If all of these forms of argumentation have not done their job of persuading the reader to consider the importance of affection in an ever modernized society, Berry ensures that his point comes across by setting down his stakes in strikingly blatant terms. He plainly states that “without this informed, practical, and practiced affection, the nation and its economy will conquer and destroy the country” (12). This ultimate stake is both a summation of Berry’s grand argument in favor of more traditional values and a call to action. Albeit a bit harsh, the message is well put: either we as a society accept the failures of the industrial model of the past century and a half and learn to become more affectionate of one another, or we continue to lead ourselves into a self-induced ruin.

Discussion Questions
  1. Mendoza takes care to fully and fairly represent the argument of Berry in his rhetorical analysis of that lecture. To what extent, though, has he convinced you that he actually “buys” that argument? Point to sections of the piece that show that he honestly believes that there’s a need for affection in modern lives. How can you tell that he has been intellectually honest in his agreement with Berry’s claims?

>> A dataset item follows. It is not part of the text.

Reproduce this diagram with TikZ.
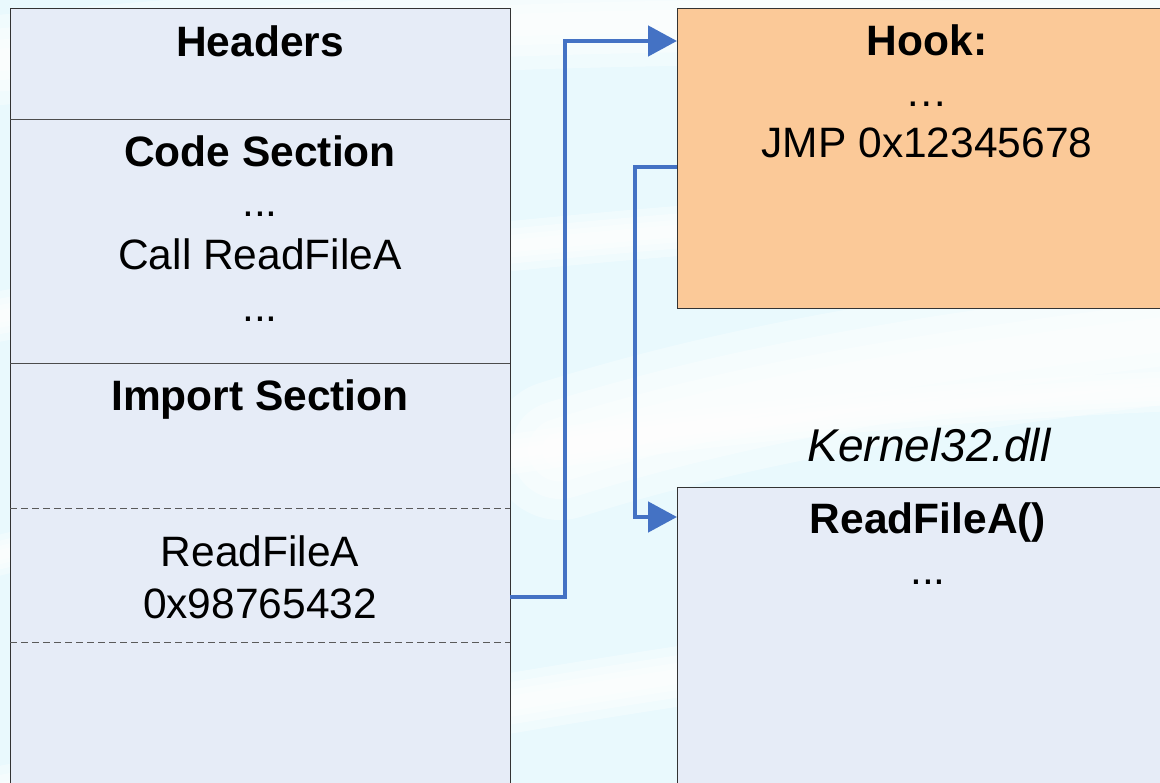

  2. One of the strengths of Mendoza’s piece is its organization/arrangement. In the second paragraph he provides a roadmap sentence (‘Through a varied combination of logical….”), then follows its lead throughout the course of the essay. In doing so, though, he risks making his rhetorical analysis too formulaic. Specifically what does he do to avoid that pitfall?
  3. Comment on Mendoza’s verb choice. To what extent does it strengthen his piece? Specify which verbs work best to engage you as a reader. Look, too, at his use of passive voice constructions. Which, if any, should be converted to active voice, so as to make his syntax more cogent?